» **Task statement**: Copy out every line exactly, passing over the pictures.

» **Dataset excerpt**:
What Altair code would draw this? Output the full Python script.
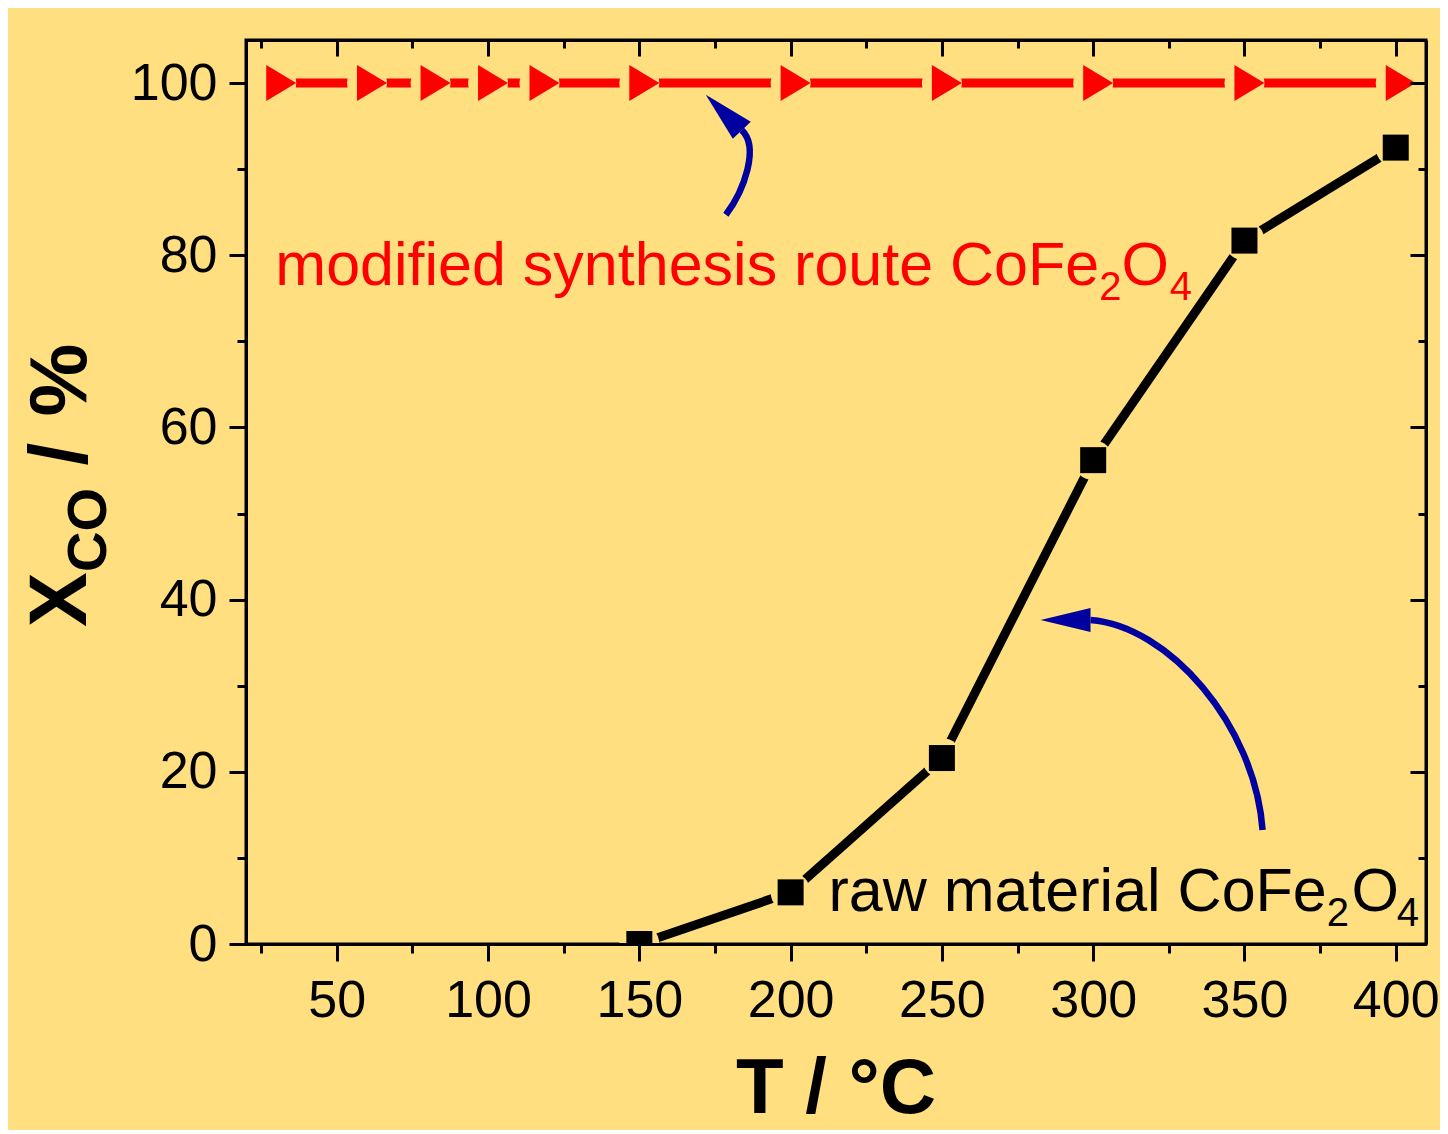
import altair as alt
import pandas as pd

# ---------------- data ----------------
T_MOD = [30, 60, 81, 100, 117, 150, 200, 250, 300, 350, 400]
X_MOD = [100, 100, 100, 100, 100, 100, 100, 100, 100, 100, 100]
T_RAW = [150, 200, 250, 300, 350, 400]
X_RAW = [0, 6.0, 21.6, 56.2, 81.7, 92.5]

X_MAJOR = [50, 100, 150, 200, 250, 300, 350, 400]
X_MINOR = [25, 75, 125, 175, 225, 275, 325, 375]
Y_MAJOR = [0, 20, 40, 60, 80, 100]
Y_MINOR = [10, 30, 50, 70, 90]

# annotation text parts and their anchors (data units)
ANN_TEXT = ["modified synthesis route CoFe", "2", "O", "4",
            "raw material CoFe", "2", "O", "4"]
ANN_X = [302.0, 302.0, 309.4, 325.3, 377.2, 377.2, 385.4, 400.3]
ANN_Y = [76.6, 76.6, 76.6, 76.6, 3.78, 3.78, 3.78, 3.78]
ANN_COLOR = ["#FF0000"] * 4 + ["#000000"] * 4
ANN_KIND = ["main", "sub", "main_l", "sub"] * 2

# curved arrow anchors (data units)
ARROW_X = [179.4, 319.3]
ARROW_Y = [91.67, 26.14]

# ---------------- styles ----------------
BG = "#FFDF80"
RED = "#FF0000"
BLUE = "#0000A0"
FONT = "Liberation Sans"
W, H = 1180, 904

xs = alt.Scale(domain=[20, 410], nice=False, zero=False)
ys = alt.Scale(domain=[0, 105], nice=False, zero=False)


def mk_axis(orient, values, tick, offset=0, labels=False, domain=False, pad=0):
    kw = dict(orient=orient, values=values, tickSize=tick, tickWidth=3,
              tickColor="black", ticks=True, grid=False, title="",
              labels=labels, domain=domain, zindex=1)
    if offset:
        kw["offset"] = offset
    if domain:
        kw.update(domainColor="black", domainWidth=3)
    if labels:
        kw.update(labelFont=FONT, labelFontSize=52, labelColor="black",
                  labelPadding=pad, format="d", labelFlush=False,
                  labelOverlap=False)
    return alt.Axis(**kw)


def enc(xaxis=None, yaxis=None):
    return dict(
        x=alt.X("T:Q", scale=xs, axis=xaxis),
        y=alt.Y("X:Q", scale=ys, axis=yaxis),
    )


mod = pd.DataFrame({"T": T_MOD, "X": X_MOD})
raw = pd.DataFrame({"T": T_RAW, "X": X_RAW})

TRI = "M-0.556,-1L1.111,0L-0.556,1Z"

red_line = alt.Chart(mod).mark_line(
    color=RED, strokeWidth=9, strokeCap="round"
).encode(**enc(mk_axis("bottom", X_MAJOR, 17, labels=True, domain=True, pad=14),
               mk_axis("left", Y_MAJOR, 17, labels=True, domain=True, pad=12)))

red_gap = alt.Chart(mod).mark_point(
    shape="circle", filled=True, color=BG, size=1600, opacity=1, strokeWidth=0
).encode(**enc(mk_axis("bottom", X_MINOR, 9),
               mk_axis("left", Y_MINOR, 9)))

red_pts = alt.Chart(mod).mark_point(
    shape=TRI, filled=True, color=RED, size=1296, opacity=1, strokeWidth=0
).encode(**enc(mk_axis("bottom", X_MAJOR, 16, offset=-H, domain=True),
               mk_axis("left", Y_MAJOR, 16, offset=-W, domain=True)))

blk_line = alt.Chart(raw).mark_line(
    color="black", strokeWidth=9, strokeCap="round", clip=True
).encode(**enc(mk_axis("bottom", X_MINOR, 8, offset=-H),
               mk_axis("left", Y_MINOR, 8, offset=-W)))

blk_gap = alt.Chart(raw).mark_point(
    shape="circle", filled=True, color=BG, size=1600, opacity=1,
    strokeWidth=0, clip=True
).encode(**enc())

blk_pts = alt.Chart(raw).mark_point(
    shape="square", filled=True, color="black", size=676, opacity=1,
    strokeWidth=0, clip=True
).encode(**enc())

ann = pd.DataFrame({"t": ANN_TEXT, "T": ANN_X, "X": ANN_Y,
                    "c": ANN_COLOR, "k": ANN_KIND})
styles = {
    "main": dict(fontSize=61, align="right", dy=0),
    "main_l": dict(fontSize=61, align="left", dy=0),
    "sub": dict(fontSize=40, align="left", dy=15),
}
text_layers = []
for kind, st in styles.items():
    text_layers.append(
        alt.Chart(ann).transform_filter(alt.datum.k == kind).mark_text(
            font=FONT, baseline="alphabetic", **st
        ).encode(**enc(), text="t:N", color=alt.Color("c:N", scale=None))
    )

arrows = pd.DataFrame({"T": ARROW_X, "X": ARROW_Y})
A1_SHAFT = "M-0.04,1C0.27,0.585 0.52,-0.13 0.225,-0.41"
A1_HEAD = "M-0.375,-1L0.375,-0.55L0.075,-0.267Z"
A2_SHAFT = "M1,1C0.93,0.05 0.15,-0.84 -0.55,-0.892"
A2_HEAD = "M-1,-0.892L-0.55,-1L-0.55,-0.784Z"

arrow_layers = []
for i, (shaft, head, size) in enumerate([(A1_SHAFT, A1_HEAD, 14400),
                                         (A2_SHAFT, A2_HEAD, 49284)]):
    one = arrows.iloc[[i]]
    arrow_layers.append(alt.Chart(one).mark_point(
        shape=shaft, filled=False, color=BLUE, size=size, opacity=1,
        strokeWidth=6.5, strokeCap="butt"
    ).encode(**enc()))
    arrow_layers.append(alt.Chart(one).mark_point(
        shape=head, filled=True, color=BLUE, size=size, opacity=1, strokeWidth=0
    ).encode(**enc()))

one_row = pd.DataFrame({"a": [0]})
title_style = dict(font=FONT, fontWeight="bold", color="black", baseline="alphabetic")
x_title = alt.Chart(one_row).mark_text(
    text="T / °C", fontSize=78, align="center", **title_style
).encode(x=alt.value(W / 2), y=alt.value(1073))

y_title = [
    alt.Chart(one_row).mark_text(text="X", fontSize=82, angle=270, align="left",
                                 **title_style).encode(x=alt.value(-160), y=alt.value(587)),
    alt.Chart(one_row).mark_text(text="CO", fontSize=56, angle=270, align="left",
                                 **title_style).encode(x=alt.value(-140), y=alt.value(532)),
    alt.Chart(one_row).mark_text(text="/", fontSize=82, angle=270, align="center",
                                 **title_style).encode(x=alt.value(-160), y=alt.value(414)),
    alt.Chart(one_row).mark_text(text="%", fontSize=82, angle=270, align="center",
                                 **title_style).encode(x=alt.value(-160), y=alt.value(340)),
]

chart = alt.layer(
    red_line, red_gap, red_pts, blk_line, blk_gap, blk_pts,
    *text_layers, *arrow_layers, x_title, *y_title
).resolve_axis(x="independent", y="independent").properties(
    width=W, height=H,
    autosize=alt.AutoSizeParams(type="none"),
    padding={"left": 238, "top": 32, "right": 14, "bottom": 186},
).configure(background=BG).configure_view(stroke="black", strokeWidth=3)

chart.save("out.html", embed_options={"renderer": "svg", "actions": False})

» **Exercise response**:
What Altair code would draw this? Output the full Python script.
import altair as alt
import pandas as pd

# ---------------- data ----------------
T_MOD = [30, 60, 81, 100, 117, 150, 200, 250, 300, 350, 400]
X_MOD = [100, 100, 100, 100, 100, 100, 100, 100, 100, 100, 100]
T_RAW = [150, 200, 250, 300, 350, 400]
X_RAW = [0, 6.0, 21.6, 56.2, 81.7, 92.5]

X_MAJOR = [50, 100, 150, 200, 250, 300, 350, 400]
X_MINOR = [25, 75, 125, 175, 225, 275, 325, 375]
Y_MAJOR = [0, 20, 40, 60, 80, 100]
Y_MINOR = [10, 30, 50, 70, 90]

# annotation text parts and their anchors (data units)
ANN_TEXT = ["modified synthesis route CoFe", "2", "O", "4",
            "raw material CoFe", "2", "O", "4"]
ANN_X = [302.0, 302.0, 309.4, 325.3, 377.2, 377.2, 385.4, 400.3]
ANN_Y = [76.6, 76.6, 76.6, 76.6, 3.78, 3.78, 3.78, 3.78]
ANN_COLOR = ["#FF0000"] * 4 + ["#000000"] * 4
ANN_KIND = ["main", "sub", "main_l", "sub"] * 2

# curved arrow anchors (data units)
ARROW_X = [179.4, 319.3]
ARROW_Y = [91.67, 26.14]

# ---------------- styles ----------------
BG = "#FFDF80"
RED = "#FF0000"
BLUE = "#0000A0"
FONT = "Liberation Sans"
W, H = 1180, 904

xs = alt.Scale(domain=[20, 410], nice=False, zero=False)
ys = alt.Scale(domain=[0, 105], nice=False, zero=False)


def mk_axis(orient, values, tick, offset=0, labels=False, domain=False, pad=0):
    kw = dict(orient=orient, values=values, tickSize=tick, tickWidth=3,
              tickColor="black", ticks=True, grid=False, title="",
              labels=labels, domain=domain, zindex=1)
    if offset:
        kw["offset"] = offset
    if domain:
        kw.update(domainColor="black", domainWidth=3)
    if labels:
        kw.update(labelFont=FONT, labelFontSize=52, labelColor="black",
                  labelPadding=pad, format="d", labelFlush=False,
                  labelOverlap=False)
    return alt.Axis(**kw)


def enc(xaxis=None, yaxis=None):
    return dict(
        x=alt.X("T:Q", scale=xs, axis=xaxis),
        y=alt.Y("X:Q", scale=ys, axis=yaxis),
    )


mod = pd.DataFrame({"T": T_MOD, "X": X_MOD})
raw = pd.DataFrame({"T": T_RAW, "X": X_RAW})

TRI = "M-0.556,-1L1.111,0L-0.556,1Z"

red_line = alt.Chart(mod).mark_line(
    color=RED, strokeWidth=9, strokeCap="round"
).encode(**enc(mk_axis("bottom", X_MAJOR, 17, labels=True, domain=True, pad=14),
               mk_axis("left", Y_MAJOR, 17, labels=True, domain=True, pad=12)))

red_gap = alt.Chart(mod).mark_point(
    shape="circle", filled=True, color=BG, size=1600, opacity=1, strokeWidth=0
).encode(**enc(mk_axis("bottom", X_MINOR, 9),
               mk_axis("left", Y_MINOR, 9)))

red_pts = alt.Chart(mod).mark_point(
    shape=TRI, filled=True, color=RED, size=1296, opacity=1, strokeWidth=0
).encode(**enc(mk_axis("bottom", X_MAJOR, 16, offset=-H, domain=True),
               mk_axis("left", Y_MAJOR, 16, offset=-W, domain=True)))

blk_line = alt.Chart(raw).mark_line(
    color="black", strokeWidth=9, strokeCap="round", clip=True
).encode(**enc(mk_axis("bottom", X_MINOR, 8, offset=-H),
               mk_axis("left", Y_MINOR, 8, offset=-W)))

blk_gap = alt.Chart(raw).mark_point(
    shape="circle", filled=True, color=BG, size=1600, opacity=1,
    strokeWidth=0, clip=True
).encode(**enc())

blk_pts = alt.Chart(raw).mark_point(
    shape="square", filled=True, color="black", size=676, opacity=1,
    strokeWidth=0, clip=True
).encode(**enc())

ann = pd.DataFrame({"t": ANN_TEXT, "T": ANN_X, "X": ANN_Y,
                    "c": ANN_COLOR, "k": ANN_KIND})
styles = {
    "main": dict(fontSize=61, align="right", dy=0),
    "main_l": dict(fontSize=61, align="left", dy=0),
    "sub": dict(fontSize=40, align="left", dy=15),
}
text_layers = []
for kind, st in styles.items():
    text_layers.append(
        alt.Chart(ann).transform_filter(alt.datum.k == kind).mark_text(
            font=FONT, baseline="alphabetic", **st
        ).encode(**enc(), text="t:N", color=alt.Color("c:N", scale=None))
    )

arrows = pd.DataFrame({"T": ARROW_X, "X": ARROW_Y})
A1_SHAFT = "M-0.04,1C0.27,0.585 0.52,-0.13 0.225,-0.41"
A1_HEAD = "M-0.375,-1L0.375,-0.55L0.075,-0.267Z"
A2_SHAFT = "M1,1C0.93,0.05 0.15,-0.84 -0.55,-0.892"
A2_HEAD = "M-1,-0.892L-0.55,-1L-0.55,-0.784Z"

arrow_layers = []
for i, (shaft, head, size) in enumerate([(A1_SHAFT, A1_HEAD, 14400),
                                         (A2_SHAFT, A2_HEAD, 49284)]):
    one = arrows.iloc[[i]]
    arrow_layers.append(alt.Chart(one).mark_point(
        shape=shaft, filled=False, color=BLUE, size=size, opacity=1,
        strokeWidth=6.5, strokeCap="butt"
    ).encode(**enc()))
    arrow_layers.append(alt.Chart(one).mark_point(
        shape=head, filled=True, color=BLUE, size=size, opacity=1, strokeWidth=0
    ).encode(**enc()))

one_row = pd.DataFrame({"a": [0]})
title_style = dict(font=FONT, fontWeight="bold", color="black", baseline="alphabetic")
x_title = alt.Chart(one_row).mark_text(
    text="T / °C", fontSize=78, align="center", **title_style
).encode(x=alt.value(W / 2), y=alt.value(1073))

y_title = [
    alt.Chart(one_row).mark_text(text="X", fontSize=82, angle=270, align="left",
                                 **title_style).encode(x=alt.value(-160), y=alt.value(587)),
    alt.Chart(one_row).mark_text(text="CO", fontSize=56, angle=270, align="left",
                                 **title_style).encode(x=alt.value(-140), y=alt.value(532)),
    alt.Chart(one_row).mark_text(text="/", fontSize=82, angle=270, align="center",
                                 **title_style).encode(x=alt.value(-160), y=alt.value(414)),
    alt.Chart(one_row).mark_text(text="%", fontSize=82, angle=270, align="center",
                                 **title_style).encode(x=alt.value(-160), y=alt.value(340)),
]

chart = alt.layer(
    red_line, red_gap, red_pts, blk_line, blk_gap, blk_pts,
    *text_layers, *arrow_layers, x_title, *y_title
).resolve_axis(x="independent", y="independent").properties(
    width=W, height=H,
    autosize=alt.AutoSizeParams(type="none"),
    padding={"left": 238, "top": 32, "right": 14, "bottom": 186},
).configure(background=BG).configure_view(stroke="black", strokeWidth=3)

chart.save("out.html", embed_options={"renderer": "svg", "actions": False})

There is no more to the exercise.